View from Tank Hill toward Mt. Olympus from 1908 to 1980, with a house in the foreground. Watch how the house stays still, but the neigborhood grows around it.
Adolph Sutro's "Triumph of Light" Statue from 1887 to 1980. The first shot is looking west toward Cole Valley, the other two are from Asbury and Clifford Terrace, looking Southeast (where our home is now). Sutro erected what he called a "skyline beacon", modeled after a Belgian work of art commemorating liberty, to mark the exact center of San Francisco. At the dedication, he remarked, “May the light shine from the torch of the Goddess of Liberty to inspire our citizens to do good and noble deeds for the benefit of mankind.”
Lone Mountain and St. Ignatius Church (built in 1912) with Cole Valley in the foreground.
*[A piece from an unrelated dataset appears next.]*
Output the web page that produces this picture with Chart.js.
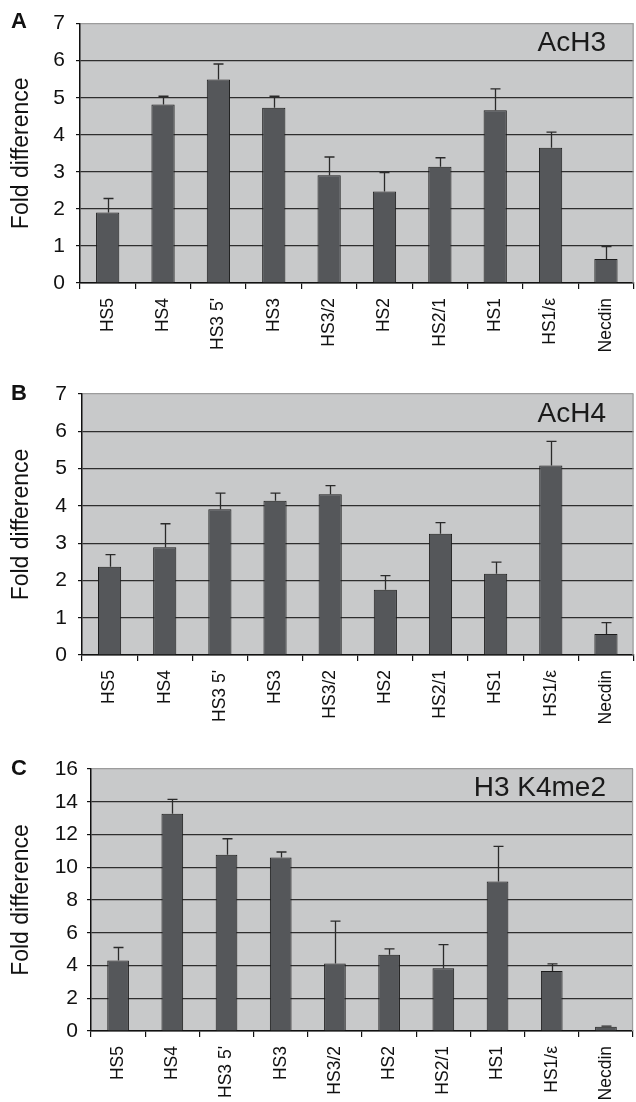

In the later images, Lone Mountain all but disappears to make room for the SF College for Women in 1932, becoming Lone Mountain College in 1968, and now a part of the University of San Francisco since 1978.
Cole Valley (née "Cole Gulch") as seen from Mt. Olympus (Upper Terrace) looking west, with Golden Gater Park in the background on the right. What a change 7 years can make!
Sunset Tunnel from construction to inauguration in the 1920s. Currently where the N-Judah runs from Duboce to Cole Valley.
A couple of other cable car shots: one of the old cable car turnaround at Haight/Stanyan, and the other of installing new rails into the street at Carl/Stanyan. It's too bad we don't still have the extensive rail network San Francisco used to have.